Task prompt ->
Leaving out every picture, retype the lines below from the top through the one that contains "163, 163, 56, 18, 18, 297, 297, 288, 3, 2]".

Source material ->
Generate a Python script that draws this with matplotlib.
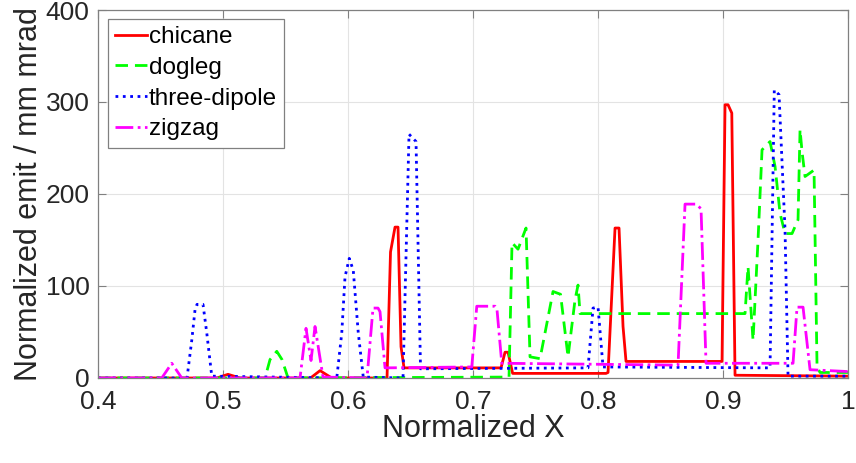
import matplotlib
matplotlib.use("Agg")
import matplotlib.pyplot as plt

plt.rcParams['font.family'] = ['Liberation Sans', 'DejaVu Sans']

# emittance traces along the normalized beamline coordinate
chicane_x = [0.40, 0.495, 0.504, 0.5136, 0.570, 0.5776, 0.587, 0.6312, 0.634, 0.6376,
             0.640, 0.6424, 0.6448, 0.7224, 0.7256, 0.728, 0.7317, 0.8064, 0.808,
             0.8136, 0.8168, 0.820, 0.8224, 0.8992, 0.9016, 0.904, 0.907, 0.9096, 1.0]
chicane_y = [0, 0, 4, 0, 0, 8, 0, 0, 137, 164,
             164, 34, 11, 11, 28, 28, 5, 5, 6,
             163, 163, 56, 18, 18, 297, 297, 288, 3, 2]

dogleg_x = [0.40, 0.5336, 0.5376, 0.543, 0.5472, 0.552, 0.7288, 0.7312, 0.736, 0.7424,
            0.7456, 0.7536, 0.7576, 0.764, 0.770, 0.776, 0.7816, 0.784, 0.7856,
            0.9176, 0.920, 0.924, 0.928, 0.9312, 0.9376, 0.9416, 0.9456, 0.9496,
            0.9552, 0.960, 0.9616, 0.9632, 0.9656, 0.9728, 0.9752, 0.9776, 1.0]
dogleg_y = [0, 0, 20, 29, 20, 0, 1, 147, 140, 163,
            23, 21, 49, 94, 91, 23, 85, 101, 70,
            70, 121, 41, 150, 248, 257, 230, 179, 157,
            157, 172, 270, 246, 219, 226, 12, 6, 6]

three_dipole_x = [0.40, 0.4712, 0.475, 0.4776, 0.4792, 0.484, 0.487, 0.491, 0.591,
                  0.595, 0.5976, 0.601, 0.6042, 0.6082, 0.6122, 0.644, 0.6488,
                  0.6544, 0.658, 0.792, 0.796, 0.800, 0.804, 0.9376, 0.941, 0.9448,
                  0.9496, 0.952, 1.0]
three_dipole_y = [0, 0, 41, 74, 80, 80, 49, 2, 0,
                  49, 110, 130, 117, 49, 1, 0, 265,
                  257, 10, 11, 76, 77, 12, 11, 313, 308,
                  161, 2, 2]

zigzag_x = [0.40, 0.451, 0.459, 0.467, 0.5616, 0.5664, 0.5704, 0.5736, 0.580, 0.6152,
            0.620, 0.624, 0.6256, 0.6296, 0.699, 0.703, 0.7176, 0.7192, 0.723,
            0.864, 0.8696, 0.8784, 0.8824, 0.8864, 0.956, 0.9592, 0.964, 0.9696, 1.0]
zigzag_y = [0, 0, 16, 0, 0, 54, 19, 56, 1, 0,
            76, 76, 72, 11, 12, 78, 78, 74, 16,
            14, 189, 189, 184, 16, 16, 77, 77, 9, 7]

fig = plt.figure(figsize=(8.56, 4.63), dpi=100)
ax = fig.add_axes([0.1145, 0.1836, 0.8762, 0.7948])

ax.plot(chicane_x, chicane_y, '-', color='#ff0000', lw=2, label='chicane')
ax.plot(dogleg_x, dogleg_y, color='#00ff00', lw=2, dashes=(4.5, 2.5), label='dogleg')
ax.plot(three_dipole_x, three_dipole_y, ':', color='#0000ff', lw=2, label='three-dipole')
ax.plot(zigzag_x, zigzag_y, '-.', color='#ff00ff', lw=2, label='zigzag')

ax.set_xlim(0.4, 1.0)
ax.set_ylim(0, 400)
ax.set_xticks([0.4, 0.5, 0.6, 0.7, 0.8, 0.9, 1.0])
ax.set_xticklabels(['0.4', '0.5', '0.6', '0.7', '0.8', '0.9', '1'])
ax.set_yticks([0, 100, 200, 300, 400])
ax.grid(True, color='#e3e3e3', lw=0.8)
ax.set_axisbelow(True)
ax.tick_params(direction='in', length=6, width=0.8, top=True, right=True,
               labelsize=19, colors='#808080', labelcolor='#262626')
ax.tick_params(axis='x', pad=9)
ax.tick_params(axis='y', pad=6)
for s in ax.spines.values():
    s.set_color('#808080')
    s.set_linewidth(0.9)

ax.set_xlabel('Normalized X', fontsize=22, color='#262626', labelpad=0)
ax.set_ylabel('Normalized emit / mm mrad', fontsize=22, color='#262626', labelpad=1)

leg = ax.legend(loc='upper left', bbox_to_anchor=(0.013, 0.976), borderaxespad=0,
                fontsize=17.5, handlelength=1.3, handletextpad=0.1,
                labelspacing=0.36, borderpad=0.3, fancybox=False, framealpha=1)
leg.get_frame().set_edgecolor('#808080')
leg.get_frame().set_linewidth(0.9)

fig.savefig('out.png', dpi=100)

Reply ->
Generate a Python script that draws this with matplotlib.
import matplotlib
matplotlib.use("Agg")
import matplotlib.pyplot as plt

plt.rcParams['font.family'] = ['Liberation Sans', 'DejaVu Sans']

# emittance traces along the normalized beamline coordinate
chicane_x = [0.40, 0.495, 0.504, 0.5136, 0.570, 0.5776, 0.587, 0.6312, 0.634, 0.6376,
             0.640, 0.6424, 0.6448, 0.7224, 0.7256, 0.728, 0.7317, 0.8064, 0.808,
             0.8136, 0.8168, 0.820, 0.8224, 0.8992, 0.9016, 0.904, 0.907, 0.9096, 1.0]
chicane_y = [0, 0, 4, 0, 0, 8, 0, 0, 137, 164,
             164, 34, 11, 11, 28, 28, 5, 5, 6,
             163, 163, 56, 18, 18, 297, 297, 288, 3, 2]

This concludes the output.